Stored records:
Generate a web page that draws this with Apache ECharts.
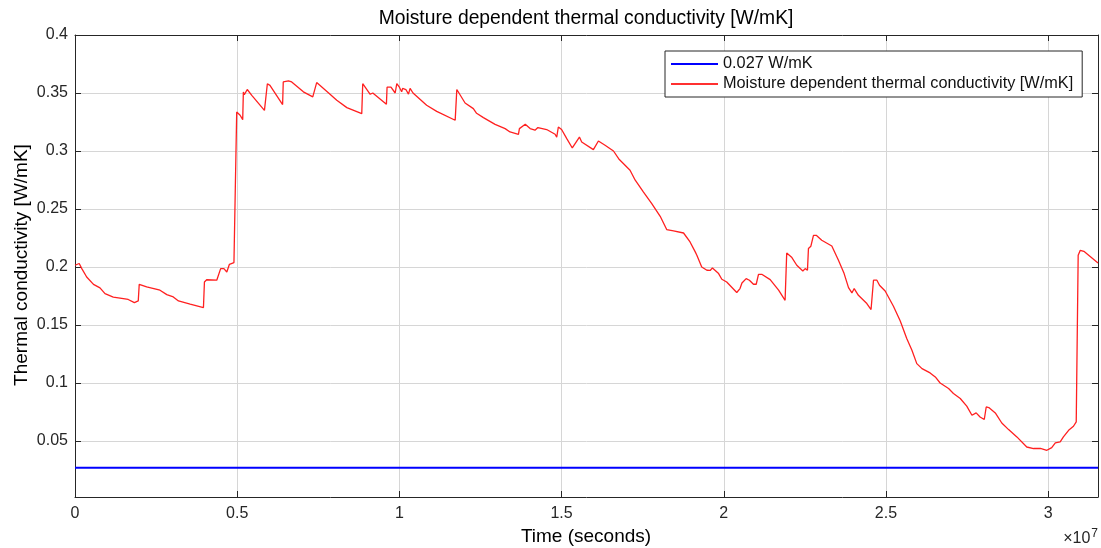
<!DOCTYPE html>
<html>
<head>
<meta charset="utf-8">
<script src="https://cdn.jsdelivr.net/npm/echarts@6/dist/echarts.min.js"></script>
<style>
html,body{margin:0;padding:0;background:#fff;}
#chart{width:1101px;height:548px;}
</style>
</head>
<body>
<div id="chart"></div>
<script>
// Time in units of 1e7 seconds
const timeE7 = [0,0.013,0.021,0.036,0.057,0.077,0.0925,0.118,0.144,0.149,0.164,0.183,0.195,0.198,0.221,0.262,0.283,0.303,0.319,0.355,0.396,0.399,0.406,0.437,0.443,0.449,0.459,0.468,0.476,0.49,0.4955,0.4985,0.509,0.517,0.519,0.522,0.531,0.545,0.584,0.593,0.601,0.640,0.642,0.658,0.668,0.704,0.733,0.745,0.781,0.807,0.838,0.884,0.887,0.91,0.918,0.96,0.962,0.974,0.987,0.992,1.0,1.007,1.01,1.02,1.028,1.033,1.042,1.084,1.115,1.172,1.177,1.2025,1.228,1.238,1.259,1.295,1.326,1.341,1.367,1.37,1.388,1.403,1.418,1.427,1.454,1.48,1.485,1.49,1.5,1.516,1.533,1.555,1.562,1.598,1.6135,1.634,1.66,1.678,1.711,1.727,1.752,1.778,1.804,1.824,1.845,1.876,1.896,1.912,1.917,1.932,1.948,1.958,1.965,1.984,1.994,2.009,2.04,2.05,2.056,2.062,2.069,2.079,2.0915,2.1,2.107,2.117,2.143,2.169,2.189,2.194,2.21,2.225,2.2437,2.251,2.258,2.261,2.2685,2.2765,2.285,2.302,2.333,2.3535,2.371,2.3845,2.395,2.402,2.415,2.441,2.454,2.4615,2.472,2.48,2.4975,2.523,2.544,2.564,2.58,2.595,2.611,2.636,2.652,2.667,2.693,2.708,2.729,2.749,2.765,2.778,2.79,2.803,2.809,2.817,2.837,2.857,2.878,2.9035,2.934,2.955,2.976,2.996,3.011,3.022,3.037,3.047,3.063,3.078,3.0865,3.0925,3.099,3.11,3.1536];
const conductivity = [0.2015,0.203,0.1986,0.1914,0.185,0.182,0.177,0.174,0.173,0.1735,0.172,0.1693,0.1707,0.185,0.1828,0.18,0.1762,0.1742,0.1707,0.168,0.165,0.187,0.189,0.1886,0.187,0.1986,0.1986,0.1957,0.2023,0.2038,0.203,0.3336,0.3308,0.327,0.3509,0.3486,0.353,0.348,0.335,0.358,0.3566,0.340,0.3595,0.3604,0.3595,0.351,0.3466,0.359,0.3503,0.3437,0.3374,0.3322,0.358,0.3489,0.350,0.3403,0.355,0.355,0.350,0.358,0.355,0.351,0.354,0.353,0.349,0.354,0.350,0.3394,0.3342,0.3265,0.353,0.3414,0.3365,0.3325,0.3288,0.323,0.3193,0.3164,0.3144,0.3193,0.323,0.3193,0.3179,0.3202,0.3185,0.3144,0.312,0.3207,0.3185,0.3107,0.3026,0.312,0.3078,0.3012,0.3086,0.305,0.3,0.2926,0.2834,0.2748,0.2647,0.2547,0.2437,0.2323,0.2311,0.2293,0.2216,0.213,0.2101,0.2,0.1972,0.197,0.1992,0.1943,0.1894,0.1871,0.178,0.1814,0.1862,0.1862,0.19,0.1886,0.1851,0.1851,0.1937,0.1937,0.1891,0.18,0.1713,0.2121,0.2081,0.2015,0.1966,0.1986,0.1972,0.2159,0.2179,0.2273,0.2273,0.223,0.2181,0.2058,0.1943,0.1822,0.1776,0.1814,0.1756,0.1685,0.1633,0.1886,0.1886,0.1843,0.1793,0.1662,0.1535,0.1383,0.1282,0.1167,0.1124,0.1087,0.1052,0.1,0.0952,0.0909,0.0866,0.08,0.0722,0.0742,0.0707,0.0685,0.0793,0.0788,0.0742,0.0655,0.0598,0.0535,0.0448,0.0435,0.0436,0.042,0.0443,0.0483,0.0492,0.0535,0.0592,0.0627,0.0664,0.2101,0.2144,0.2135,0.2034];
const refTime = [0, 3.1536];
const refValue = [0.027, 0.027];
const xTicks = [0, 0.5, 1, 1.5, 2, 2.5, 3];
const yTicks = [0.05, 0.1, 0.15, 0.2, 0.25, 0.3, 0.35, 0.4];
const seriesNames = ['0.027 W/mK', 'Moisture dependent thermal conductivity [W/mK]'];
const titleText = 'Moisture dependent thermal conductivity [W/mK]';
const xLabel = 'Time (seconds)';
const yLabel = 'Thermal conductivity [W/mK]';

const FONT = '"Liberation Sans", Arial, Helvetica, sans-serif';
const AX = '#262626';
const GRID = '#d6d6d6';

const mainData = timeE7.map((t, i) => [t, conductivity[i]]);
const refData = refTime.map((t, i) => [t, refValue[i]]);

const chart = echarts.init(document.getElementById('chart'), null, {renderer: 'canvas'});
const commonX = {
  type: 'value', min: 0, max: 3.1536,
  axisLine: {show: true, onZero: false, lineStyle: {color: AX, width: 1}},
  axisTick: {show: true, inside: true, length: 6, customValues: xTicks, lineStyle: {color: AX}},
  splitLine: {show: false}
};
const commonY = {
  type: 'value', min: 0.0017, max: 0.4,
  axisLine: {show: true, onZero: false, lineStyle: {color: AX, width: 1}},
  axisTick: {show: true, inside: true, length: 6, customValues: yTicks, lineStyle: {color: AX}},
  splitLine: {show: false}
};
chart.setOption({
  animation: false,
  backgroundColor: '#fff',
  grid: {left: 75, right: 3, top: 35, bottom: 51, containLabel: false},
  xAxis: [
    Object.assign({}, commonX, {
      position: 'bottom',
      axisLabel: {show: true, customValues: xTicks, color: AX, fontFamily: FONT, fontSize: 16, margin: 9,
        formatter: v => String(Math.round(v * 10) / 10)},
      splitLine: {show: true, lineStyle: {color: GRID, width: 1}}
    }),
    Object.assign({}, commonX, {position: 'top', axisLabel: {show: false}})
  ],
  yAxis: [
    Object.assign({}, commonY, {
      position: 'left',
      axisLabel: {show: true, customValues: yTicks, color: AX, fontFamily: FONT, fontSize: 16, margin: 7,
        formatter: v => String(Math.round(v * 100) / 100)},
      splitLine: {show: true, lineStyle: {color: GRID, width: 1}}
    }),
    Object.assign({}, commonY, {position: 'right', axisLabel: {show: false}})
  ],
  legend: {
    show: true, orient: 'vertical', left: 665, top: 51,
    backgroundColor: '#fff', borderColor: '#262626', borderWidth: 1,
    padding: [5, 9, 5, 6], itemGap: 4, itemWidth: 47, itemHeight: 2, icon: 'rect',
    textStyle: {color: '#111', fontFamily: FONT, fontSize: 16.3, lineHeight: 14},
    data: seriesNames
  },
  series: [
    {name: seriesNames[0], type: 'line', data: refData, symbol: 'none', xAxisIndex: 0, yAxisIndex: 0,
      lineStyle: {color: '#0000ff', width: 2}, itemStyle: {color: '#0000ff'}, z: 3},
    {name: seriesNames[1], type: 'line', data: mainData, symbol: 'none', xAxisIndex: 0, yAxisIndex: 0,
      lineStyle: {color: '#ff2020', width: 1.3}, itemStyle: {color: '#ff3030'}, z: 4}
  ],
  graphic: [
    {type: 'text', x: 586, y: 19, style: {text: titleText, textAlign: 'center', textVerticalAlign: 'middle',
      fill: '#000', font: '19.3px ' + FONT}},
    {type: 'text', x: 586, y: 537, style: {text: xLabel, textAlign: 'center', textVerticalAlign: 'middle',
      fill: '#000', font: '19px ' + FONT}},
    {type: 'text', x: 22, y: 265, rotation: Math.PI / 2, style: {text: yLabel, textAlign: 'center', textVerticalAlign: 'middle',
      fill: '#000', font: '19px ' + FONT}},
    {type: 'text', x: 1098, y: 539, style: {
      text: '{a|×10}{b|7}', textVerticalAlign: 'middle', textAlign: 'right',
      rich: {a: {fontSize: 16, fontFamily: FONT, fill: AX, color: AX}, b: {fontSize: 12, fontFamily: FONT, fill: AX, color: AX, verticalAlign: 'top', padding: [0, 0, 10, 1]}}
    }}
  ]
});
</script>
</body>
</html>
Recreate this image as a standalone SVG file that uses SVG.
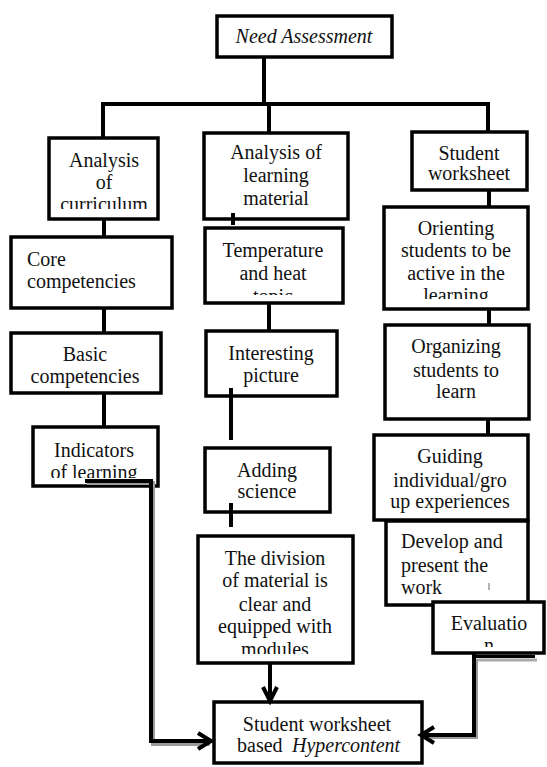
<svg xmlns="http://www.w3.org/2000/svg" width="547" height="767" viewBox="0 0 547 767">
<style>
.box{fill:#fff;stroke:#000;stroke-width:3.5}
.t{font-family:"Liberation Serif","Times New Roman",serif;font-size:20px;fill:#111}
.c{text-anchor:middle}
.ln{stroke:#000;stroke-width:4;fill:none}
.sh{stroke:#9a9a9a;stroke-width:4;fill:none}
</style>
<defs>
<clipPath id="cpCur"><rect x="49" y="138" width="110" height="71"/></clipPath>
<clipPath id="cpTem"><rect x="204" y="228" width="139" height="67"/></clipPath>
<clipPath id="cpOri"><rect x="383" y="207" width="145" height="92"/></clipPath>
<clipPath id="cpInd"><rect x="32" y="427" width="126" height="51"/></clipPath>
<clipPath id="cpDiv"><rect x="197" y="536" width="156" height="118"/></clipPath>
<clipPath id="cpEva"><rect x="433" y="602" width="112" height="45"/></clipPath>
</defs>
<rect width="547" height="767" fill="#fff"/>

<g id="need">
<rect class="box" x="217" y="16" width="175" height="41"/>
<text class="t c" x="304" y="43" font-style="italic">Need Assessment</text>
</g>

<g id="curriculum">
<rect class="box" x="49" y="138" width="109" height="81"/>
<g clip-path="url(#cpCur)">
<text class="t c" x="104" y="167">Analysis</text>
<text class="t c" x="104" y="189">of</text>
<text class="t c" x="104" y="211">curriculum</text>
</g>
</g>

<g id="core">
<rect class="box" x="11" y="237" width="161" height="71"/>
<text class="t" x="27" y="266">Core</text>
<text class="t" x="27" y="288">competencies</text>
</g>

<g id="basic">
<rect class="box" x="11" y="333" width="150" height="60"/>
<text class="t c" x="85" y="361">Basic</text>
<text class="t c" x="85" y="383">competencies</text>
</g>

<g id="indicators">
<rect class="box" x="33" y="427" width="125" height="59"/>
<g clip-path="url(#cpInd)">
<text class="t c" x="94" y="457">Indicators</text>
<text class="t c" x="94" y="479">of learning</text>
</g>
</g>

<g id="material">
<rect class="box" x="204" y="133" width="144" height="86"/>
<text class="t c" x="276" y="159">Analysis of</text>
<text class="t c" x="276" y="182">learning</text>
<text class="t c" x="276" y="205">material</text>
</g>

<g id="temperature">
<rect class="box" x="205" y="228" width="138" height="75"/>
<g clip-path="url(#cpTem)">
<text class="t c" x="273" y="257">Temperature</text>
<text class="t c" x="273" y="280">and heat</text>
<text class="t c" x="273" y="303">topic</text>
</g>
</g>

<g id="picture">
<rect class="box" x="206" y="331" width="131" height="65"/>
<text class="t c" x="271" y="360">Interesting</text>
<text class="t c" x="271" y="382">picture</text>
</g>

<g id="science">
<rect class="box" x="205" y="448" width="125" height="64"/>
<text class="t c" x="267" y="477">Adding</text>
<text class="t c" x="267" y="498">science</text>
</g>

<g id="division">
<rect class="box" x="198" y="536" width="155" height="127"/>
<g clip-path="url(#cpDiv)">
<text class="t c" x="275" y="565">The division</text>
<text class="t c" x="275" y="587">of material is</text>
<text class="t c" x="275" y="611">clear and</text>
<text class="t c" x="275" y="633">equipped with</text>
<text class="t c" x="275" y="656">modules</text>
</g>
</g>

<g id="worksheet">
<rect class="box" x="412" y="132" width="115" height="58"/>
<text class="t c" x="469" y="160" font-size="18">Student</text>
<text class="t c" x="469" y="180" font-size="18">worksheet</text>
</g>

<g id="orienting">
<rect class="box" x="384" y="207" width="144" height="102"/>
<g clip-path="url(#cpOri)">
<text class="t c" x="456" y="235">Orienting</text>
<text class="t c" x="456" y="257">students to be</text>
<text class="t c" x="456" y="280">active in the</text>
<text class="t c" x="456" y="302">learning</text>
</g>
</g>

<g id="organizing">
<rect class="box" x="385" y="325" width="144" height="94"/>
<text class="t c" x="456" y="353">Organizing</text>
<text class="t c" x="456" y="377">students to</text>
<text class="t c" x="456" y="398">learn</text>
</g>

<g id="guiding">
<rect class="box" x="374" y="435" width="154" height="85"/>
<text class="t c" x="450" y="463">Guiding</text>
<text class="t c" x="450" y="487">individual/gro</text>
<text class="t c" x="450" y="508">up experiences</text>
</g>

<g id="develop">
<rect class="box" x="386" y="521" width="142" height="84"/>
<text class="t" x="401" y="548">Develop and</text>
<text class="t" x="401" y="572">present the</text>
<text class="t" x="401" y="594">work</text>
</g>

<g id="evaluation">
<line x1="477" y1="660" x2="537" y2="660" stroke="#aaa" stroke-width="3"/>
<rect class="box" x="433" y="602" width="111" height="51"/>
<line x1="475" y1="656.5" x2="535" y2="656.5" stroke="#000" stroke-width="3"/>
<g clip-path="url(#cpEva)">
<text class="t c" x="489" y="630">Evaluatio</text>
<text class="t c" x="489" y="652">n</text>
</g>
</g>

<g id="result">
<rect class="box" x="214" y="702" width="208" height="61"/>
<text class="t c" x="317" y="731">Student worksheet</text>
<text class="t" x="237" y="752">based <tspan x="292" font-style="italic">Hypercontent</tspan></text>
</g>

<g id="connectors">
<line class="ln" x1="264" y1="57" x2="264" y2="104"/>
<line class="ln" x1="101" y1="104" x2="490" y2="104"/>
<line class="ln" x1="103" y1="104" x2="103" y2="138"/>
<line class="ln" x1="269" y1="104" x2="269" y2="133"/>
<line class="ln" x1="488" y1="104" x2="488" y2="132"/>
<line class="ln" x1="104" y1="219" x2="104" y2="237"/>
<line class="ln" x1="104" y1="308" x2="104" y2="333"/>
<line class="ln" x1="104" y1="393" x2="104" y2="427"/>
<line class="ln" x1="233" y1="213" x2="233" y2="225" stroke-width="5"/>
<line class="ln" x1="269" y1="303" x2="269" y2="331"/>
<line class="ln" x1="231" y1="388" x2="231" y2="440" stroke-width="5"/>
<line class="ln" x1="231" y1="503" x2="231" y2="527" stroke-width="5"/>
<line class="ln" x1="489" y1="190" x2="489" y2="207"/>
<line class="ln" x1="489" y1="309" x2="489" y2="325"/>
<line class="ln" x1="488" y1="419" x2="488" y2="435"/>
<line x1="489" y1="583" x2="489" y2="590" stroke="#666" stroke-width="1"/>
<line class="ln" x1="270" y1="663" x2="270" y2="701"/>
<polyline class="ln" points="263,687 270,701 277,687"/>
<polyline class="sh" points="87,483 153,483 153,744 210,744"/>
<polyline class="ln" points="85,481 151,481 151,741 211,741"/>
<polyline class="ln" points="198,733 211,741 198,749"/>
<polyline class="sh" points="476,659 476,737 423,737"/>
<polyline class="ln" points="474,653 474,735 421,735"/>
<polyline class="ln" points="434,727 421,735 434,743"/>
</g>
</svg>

■ **Description of the task**: Copy out each line of the data containing the string "with".

■ **Result of the exercise**:
Generate a web page that draws this with Apache ECharts.
<text class="t c" x="275" y="633">equipped with</text>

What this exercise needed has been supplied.